Korkum ve endişem, bu kin ve nefretin
çok büyük sosyal olaylara neden olacağı ve bundan tüm Türk futbolunun
büyük yara alacağıdır.
Yapılması çok gerekli ve acil olan önlemlerin mevcut kişi ve kurumlar tarafından hayata geçirilemeyeceği açıkça ortadadır.
Tüm
Kulüp Başkanlarının acilen bir çatı altında toplanıp, radikal ve samimi
kararlar alıp, taraftarlarına iletecekleri mesajlar ile yangını kontrol
altına almak bir zorunluluktur.
Şimdi sizlerden talebim, bu
kaos ve yangını söndürebilmem için bana müsaade etmenizdir. Benim
yargılandığım maddeler ve tutuklu bırakılabileceğim süre bellidir.

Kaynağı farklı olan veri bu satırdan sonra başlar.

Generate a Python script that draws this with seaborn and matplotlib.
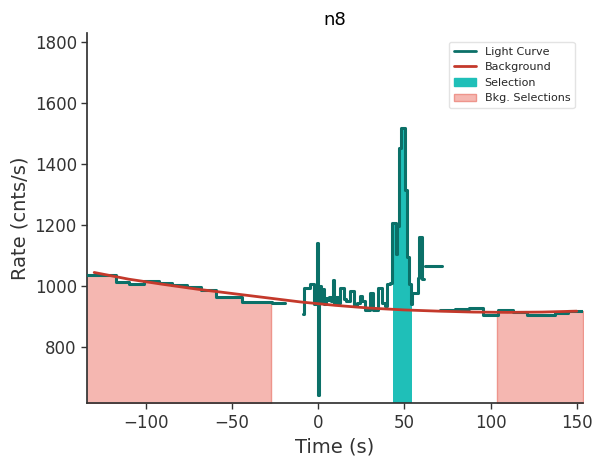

Burada geçireceğim 2-3 ay Aziz Yıldırım’a bir şey kaybettirmez ama Türk
Futbolu ve Fenerbahçe’ye çok şey kaybettirebilir. Bu nedenle
tahliyelerde sıralamayı bir müddet ertelemenizi talep ediyorum; bırakın
üzerime düşeni yapmaya çalışayım. Elim kolum bağlı olarak şu olup biteni
sadece seyretmek benim için zulümlerin en büyüğü...
Kaldı ki
başkanlığa tekrar aday olduğuma göre kaçma şüphesinin de olması
düşünülemez. Siz bıraksanız 30 milyon Fenerbahçe taraftarı zaten
bırakmaz. Sizlerden, gerek Türk futbolu ve gerekse Fenerbahçemizi bu zor
günlerden çıkararak aydınlığa ulaştırmak için bırakın yapmam gereken
şeyleri yapayım. Şuna inanın ki, Aziz Yıldırım sözünü hep tutmuştur ve
bundan sonra da tutacaktır...
Bana inanmak zorunda değilsiniz.
Belki Sizler de Aziz Yıldırım’a karşı önyargılı ve şartlandırılmış bir
hale getirilmişsinizdir. Bunu dahi saygıyla karşılarım. Ancak bu
takdirde dahi yani Aziz Yıldırım’ı hiçbir koşulda bırakmama niyetiniz ve
düşünceniz özellikle Fenerbahçe Kongresinin başında olmamamı sağlama
eğilimindeyse dahi;
Sizlerden yegane talebim;
Tüm yönetici
ve arkadaşlarımın ailelerine kavuşmalarını sağlamanızdır. Onlar ki
Fenerbahçe’miz kadar tertemizdirler. Ben elinizdeyken inanın kimse neden
ve niçin Onları serbest bıraktığınızı sorgulamayacaktır. Eğer
Fenerbahçe’miz için ödenmesi gereken bir bedel varsa, bu bedeli tek
başıma ödemeye de hazırım. Darağacında olsam bile son sözüm Fenerbahçe
olacaktır...
Saygılarımla,
Aziz Yıldırım
Fenerbahçe Spor Kulübü Başkanı"
Duruşmada müdafilerin mütalaalarının arından, Mahkeme Heyeti tahliye taleplerini değerlendirecek ve ara kararla verecek.